Our client, age 28, had been out with friends in Hollywood for a night of drinking and dinner. As he approached the 101 Freeway on ramp, he accelerated to forty miles per hour in a twenty-five mile per hour zone. A police officer allegedly observed this and stopped our client just prior to the on ramp.
Synopsis: Client, a medical doctor, arrested for DUI with 0.11% BAC, case resolved for exhibition of speed (Vehicle Code § 23109) and 30 AA meetings.
The client was asked to perform certain field sobriety tests, which our client allegedly failed. He also submitted to a preliminary alcohol screening (PAS) test, wherein he provided a breath sample that was measured with a blood alcohol content of 0.11%. He was promptly arrested.
At the police station, he provided a blood sample that was later tested and measured at a blood alcohol content of 0.10%.
The case against our client was filed in the Metropolitan Court with charges of violating Vehicle Code § 23152(a) (driving under the influence of alcohol, no BAC specified) and Vehicle Code § 23152(b) (driving with a BAC of .08% or higher). The client first retained an attorney who was a family friend.
The family friend attorney was unable to negotiate even a plea to reckless driving, which caused the client to fire the family friend attorney and retain Greg Hill & Associates. The client had spoken to several friends who told him that his case most likely would resolve as reckless driving, given it was his first DUI and his BAC was fairly low. Moreover, he was a medical doctor and was likely to take this brush with the law more seriously than others.
Greg first spoke with the client and his mother extensively about this case and how the case had been prosecuted so far.
Greg then received and reviewed the police report. He noticed two problems with the prosecutor’s case. First, the PAS test was administered after just eleven minutes of observation of our client, a violation of the PAS manufacture guidelines. While this did not mean the test results were inadmissible, it did mean that the arresting officers were sloppy in their jobs. It also meant that the results could be less reliable and thus less accurate than had the officers followed manufacturer guidelines.
Making matters worse, the police did not secure a blood sample until more than three hours had passed after the client last drove. This meant that the statutory presumption set forth in Vehicle Code § 23152(b) that the client’s BAC was the BAC while driving did not apply.
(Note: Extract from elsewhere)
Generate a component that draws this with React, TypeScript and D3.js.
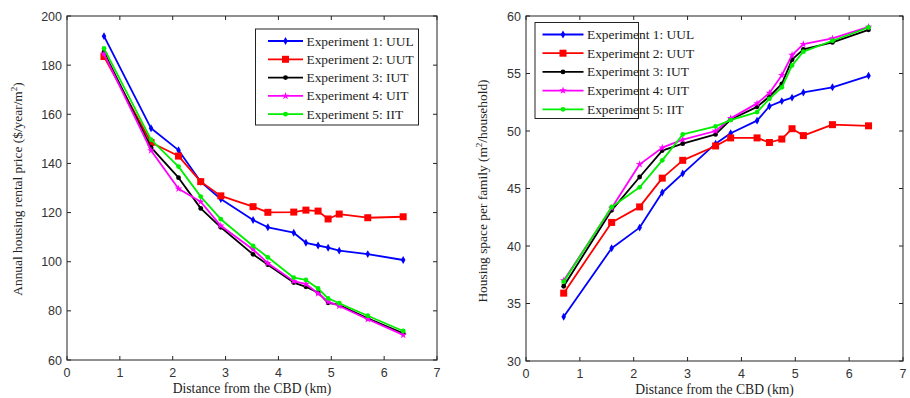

In order for the prosecutor to present proof of our client’s BAC when driving, the prosecution would need an expert witness to reverse extrapolate the blood alcohol level by adding to the measured level by an estimated amount based on the rate of ethanol absorption. To do this, the expert must make numerous assumptions about our client’s health, kidney function, body fat, hematocrit (iron levels), breathing pattern and even liver function.
Greg then wrote a Defense Position Letter to the supervising City Attorney, explaining that such problems meant there was no reliable evidence of our client’s blood alcohol content. The letter included copies of our client’s medical school diploma, college transcripts and letters attesting to our client’s good character.
The supervising City Attorney complained loudly that she received “so many letters like yours seeking special treatment,” but then agreed to amend the complaint to allege an exhibition of speed (Vehicle Code § 23109) if the client agreed to attend 30 AA meetings.
Our client was happy to accept this plea bargain, as it avoided a host of consequences related to his medical license. He said he should have hired Greg Hill & Associates from the start, rather than the family friend attorney.